Dışişleri'nin bu dönemdeki kadrosu dört dörtlük.. Her biri kendi uzmanlık alanında birikimli ve deneyimli müsteşar yardımcıları tıkır tıkır işleri götürdü; Müsteşar Yardımcıları Yaman Başkut ve Necati Utkan, TİKA Başkanı Tugay Özçevi, Almati Büyükelçimiz Kurtuluş Taşkent ve bu ekibin çıtasını yükseltmek için çırpınan İlhan Yiğitbeşoğlu, Sevinç Dalyanoğlu, Aykut Çetirge ve Sencer Özsoy namludan çıkacak fişek gibi hazır bekliyordu.

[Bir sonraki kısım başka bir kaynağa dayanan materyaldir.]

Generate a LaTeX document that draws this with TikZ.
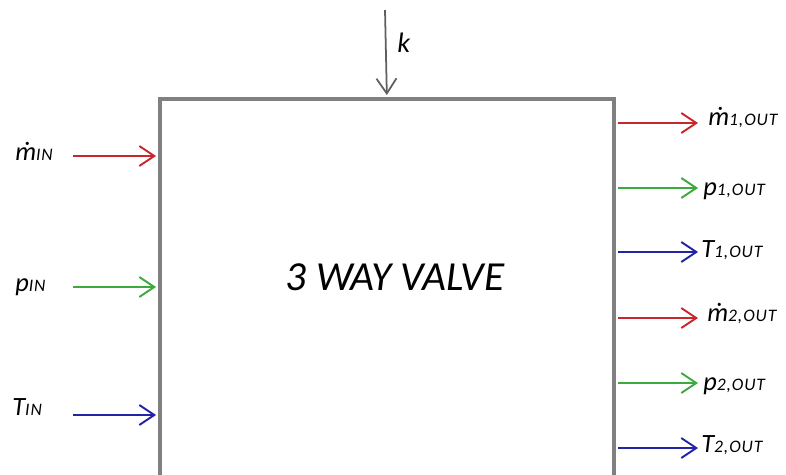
\documentclass[tikz,border=0pt]{standalone}
\usepackage{fontspec}
\setmainfont{Carlito}
\newfontfamily\subfamily[LetterSpace=5]{Carlito}
\usepackage{tikz}
\usetikzlibrary{arrows.meta}
\definecolor{flowred}{RGB}{200,40,45}
\definecolor{flowgreen}{RGB}{60,170,60}
\definecolor{flowblue}{RGB}{35,35,165}
\definecolor{valvegray}{RGB}{128,128,128}
\definecolor{controlgray}{RGB}{95,95,95}
\tikzset{
  valvebox/.style={
    draw=valvegray, line width=2.2pt, anchor=north west, inner sep=0pt,
    minimum width=9.08cm, minimum height=9cm
  },
  valvetitle/.style={
    font=\fontsize{23.5}{28}\selectfont\itshape, inner sep=0pt, anchor=base
  },
  signalarrow/.style={
    -{Straight Barb[length=0.3cm,width=0.4cm]}, line width=1.1pt
  },
  signallabel/.style={
    font=\fontsize{15}{17}\selectfont\itshape, inner sep=0pt, anchor=base west
  },
}
\newcommand{\subtag}[1]{{\subfamily\fontsize{10}{12}\selectfont\itshape #1}}

\begin{document}
\begin{tikzpicture}[x=0.02cm, y=-0.02cm]
  \useasboundingbox (0,0) rectangle (786,474);
  \clip (0,0) rectangle (786,474);

  % --- Valve block ---
  \node[valvebox] (valve) at (158,97) {};
  \node[valvetitle] (title) at (395,290) {3 WAY VALVE};

  % --- Control input ---
  \coordinate (ktop) at (385,10);
  \draw[signalarrow, controlgray, line width=1pt, shorten >=1.1pt] (ktop) -- (valve.north);
  \node[signallabel, font=\fontsize{16}{18}\selectfont\itshape]
    (klabel) at (397,52) {k};

  % --- Inputs ---
  \coordinate (mdotin) at (73,156);
  \coordinate (pin) at (73,287);
  \coordinate (tin) at (73,415);
  \draw[signalarrow, flowred, shorten >=1.1pt] (mdotin) -- (mdotin -| valve.west);
  \draw[signalarrow, flowgreen, shorten >=1.1pt] (pin) -- (pin -| valve.west);
  \draw[signalarrow, flowblue, shorten >=1.1pt] (tin) -- (tin -| valve.west);
  \node[signallabel] (mdotinlabel) at (15,160) {ṁ\subtag{IN}};
  \node[signallabel] (pinlabel) at (15,291) {p\subtag{IN}};
  \node[signallabel] (tinlabel) at (12,415) {T\subtag{IN}};

  % --- Outputs ---
  \coordinate (mdotoneout) at (698,123);
  \coordinate (poneout) at (698,188);
  \coordinate (toneout) at (698,252);
  \coordinate (mdottwoout) at (698,318);
  \coordinate (ptwoout) at (698,383);
  \coordinate (ttwoout) at (698,448);
  \draw[signalarrow, flowred, shorten <=1.1pt] (mdotoneout -| valve.east) -- (mdotoneout);
  \draw[signalarrow, flowgreen, shorten <=1.1pt] (poneout -| valve.east) -- (poneout);
  \draw[signalarrow, flowblue, shorten <=1.1pt] (toneout -| valve.east) -- (toneout);
  \draw[signalarrow, flowred, shorten <=1.1pt] (mdottwoout -| valve.east) -- (mdottwoout);
  \draw[signalarrow, flowgreen, shorten <=1.1pt] (ptwoout -| valve.east) -- (ptwoout);
  \draw[signalarrow, flowblue, shorten <=1.1pt] (ttwoout -| valve.east) -- (ttwoout);
  \node[signallabel] (mdotonelabel) at (708,125) {ṁ\subtag{1,OUT}};
  \node[signallabel] (ponelabel) at (703,195) {p\subtag{1,OUT}};
  \node[signallabel] (tonelabel) at (701,257) {T\subtag{1,OUT}};
  \node[signallabel] (mdottwolabel) at (707,321) {ṁ\subtag{2,OUT}};
  \node[signallabel] (ptwolabel) at (703,390) {p\subtag{2,OUT}};
  \node[signallabel] (ttwolabel) at (701,452) {T\subtag{2,OUT}};
\end{tikzpicture}
\end{document}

Bir de Çankaya ekibini ekleyin; Başyaver Reha Taşkesen, Danışmanlar Ahmet Acet, Feridun Sinirlioğlu ve Mehmet Ali Bayar.. Baba'nın her sağlık sorununa koşturan Prof. Osman Müftüoğlu, Koruma Müdürü Şükrü Çukurlu, Basın Merkezi Müdürü Figen Türkvan... Bu yıl Köşk'te göreve başlayan bizim Bülent Hiçyılmaz bile elindeki makineyle bu tempoya ayak uydurmuş.
* * *
Heyette YÖK Başkanı Prof. Kemal Gürüz, DPT Müsteşarı Prof. Orhan Güvenen, Diyanet İşleri Başkanı Mehmet Nuri Yılmaz, Vakıflar Genel Müdürü Mustafa Keten, THY Genel Müdürü Yusuf Bolayırlı ve üst düzey çok sayıda bürokrat da vardı. Gazeteci sayısı bu kez daha azdı.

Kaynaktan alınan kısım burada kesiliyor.